* begin Given information *
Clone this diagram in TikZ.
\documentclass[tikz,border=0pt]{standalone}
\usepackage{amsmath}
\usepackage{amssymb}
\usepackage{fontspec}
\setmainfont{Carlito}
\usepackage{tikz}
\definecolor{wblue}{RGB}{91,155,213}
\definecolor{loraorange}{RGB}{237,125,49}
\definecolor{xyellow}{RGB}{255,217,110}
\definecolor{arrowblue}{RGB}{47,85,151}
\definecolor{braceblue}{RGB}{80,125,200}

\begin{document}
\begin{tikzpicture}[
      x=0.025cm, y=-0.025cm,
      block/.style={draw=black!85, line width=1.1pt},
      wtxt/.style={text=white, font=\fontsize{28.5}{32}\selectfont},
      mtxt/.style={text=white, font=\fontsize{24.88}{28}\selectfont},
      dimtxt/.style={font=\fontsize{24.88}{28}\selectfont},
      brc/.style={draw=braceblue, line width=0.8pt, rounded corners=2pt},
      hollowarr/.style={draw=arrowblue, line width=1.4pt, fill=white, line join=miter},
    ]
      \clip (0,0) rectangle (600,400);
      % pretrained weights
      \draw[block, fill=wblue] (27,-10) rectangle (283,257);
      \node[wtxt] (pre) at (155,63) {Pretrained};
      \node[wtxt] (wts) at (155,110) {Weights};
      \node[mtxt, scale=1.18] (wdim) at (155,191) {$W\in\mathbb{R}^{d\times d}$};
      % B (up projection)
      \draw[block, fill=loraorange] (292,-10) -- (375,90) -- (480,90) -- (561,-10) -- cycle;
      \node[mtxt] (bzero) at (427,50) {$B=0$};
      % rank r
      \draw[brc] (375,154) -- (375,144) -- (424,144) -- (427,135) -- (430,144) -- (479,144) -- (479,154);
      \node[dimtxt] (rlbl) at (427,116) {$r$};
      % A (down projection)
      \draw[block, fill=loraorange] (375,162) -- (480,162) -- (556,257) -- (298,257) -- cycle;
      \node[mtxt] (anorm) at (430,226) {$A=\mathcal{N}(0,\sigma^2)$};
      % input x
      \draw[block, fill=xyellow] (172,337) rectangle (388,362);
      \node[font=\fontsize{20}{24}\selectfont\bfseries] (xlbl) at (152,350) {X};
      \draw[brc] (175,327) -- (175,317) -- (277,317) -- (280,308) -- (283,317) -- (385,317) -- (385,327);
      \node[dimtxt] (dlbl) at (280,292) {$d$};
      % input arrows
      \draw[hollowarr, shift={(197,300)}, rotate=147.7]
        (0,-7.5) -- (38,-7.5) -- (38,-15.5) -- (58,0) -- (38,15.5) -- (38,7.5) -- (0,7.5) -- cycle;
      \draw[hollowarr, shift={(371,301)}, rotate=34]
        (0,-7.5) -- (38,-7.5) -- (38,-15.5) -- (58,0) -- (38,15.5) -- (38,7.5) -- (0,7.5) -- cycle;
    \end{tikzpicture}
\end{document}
* end Given information *
**Task description:** Return all of the data precisely as it appears.

**Finished exercise:**
Clone this diagram in TikZ.
\documentclass[tikz,border=0pt]{standalone}
\usepackage{amsmath}
\usepackage{amssymb}
\usepackage{fontspec}
\setmainfont{Carlito}
\usepackage{tikz}
\definecolor{wblue}{RGB}{91,155,213}
\definecolor{loraorange}{RGB}{237,125,49}
\definecolor{xyellow}{RGB}{255,217,110}
\definecolor{arrowblue}{RGB}{47,85,151}
\definecolor{braceblue}{RGB}{80,125,200}

\begin{document}
\begin{tikzpicture}[
      x=0.025cm, y=-0.025cm,
      block/.style={draw=black!85, line width=1.1pt},
      wtxt/.style={text=white, font=\fontsize{28.5}{32}\selectfont},
      mtxt/.style={text=white, font=\fontsize{24.88}{28}\selectfont},
      dimtxt/.style={font=\fontsize{24.88}{28}\selectfont},
      brc/.style={draw=braceblue, line width=0.8pt, rounded corners=2pt},
      hollowarr/.style={draw=arrowblue, line width=1.4pt, fill=white, line join=miter},
    ]
      \clip (0,0) rectangle (600,400);
      % pretrained weights
      \draw[block, fill=wblue] (27,-10) rectangle (283,257);
      \node[wtxt] (pre) at (155,63) {Pretrained};
      \node[wtxt] (wts) at (155,110) {Weights};
      \node[mtxt, scale=1.18] (wdim) at (155,191) {$W\in\mathbb{R}^{d\times d}$};
      % B (up projection)
      \draw[block, fill=loraorange] (292,-10) -- (375,90) -- (480,90) -- (561,-10) -- cycle;
      \node[mtxt] (bzero) at (427,50) {$B=0$};
      % rank r
      \draw[brc] (375,154) -- (375,144) -- (424,144) -- (427,135) -- (430,144) -- (479,144) -- (479,154);
      \node[dimtxt] (rlbl) at (427,116) {$r$};
      % A (down projection)
      \draw[block, fill=loraorange] (375,162) -- (480,162) -- (556,257) -- (298,257) -- cycle;
      \node[mtxt] (anorm) at (430,226) {$A=\mathcal{N}(0,\sigma^2)$};
      % input x
      \draw[block, fill=xyellow] (172,337) rectangle (388,362);
      \node[font=\fontsize{20}{24}\selectfont\bfseries] (xlbl) at (152,350) {X};
      \draw[brc] (175,327) -- (175,317) -- (277,317) -- (280,308) -- (283,317) -- (385,317) -- (385,327);
      \node[dimtxt] (dlbl) at (280,292) {$d$};
      % input arrows
      \draw[hollowarr, shift={(197,300)}, rotate=147.7]
        (0,-7.5) -- (38,-7.5) -- (38,-15.5) -- (58,0) -- (38,15.5) -- (38,7.5) -- (0,7.5) -- cycle;
      \draw[hollowarr, shift={(371,301)}, rotate=34]
        (0,-7.5) -- (38,-7.5) -- (38,-15.5) -- (58,0) -- (38,15.5) -- (38,7.5) -- (0,7.5) -- cycle;
    \end{tikzpicture}
\end{document}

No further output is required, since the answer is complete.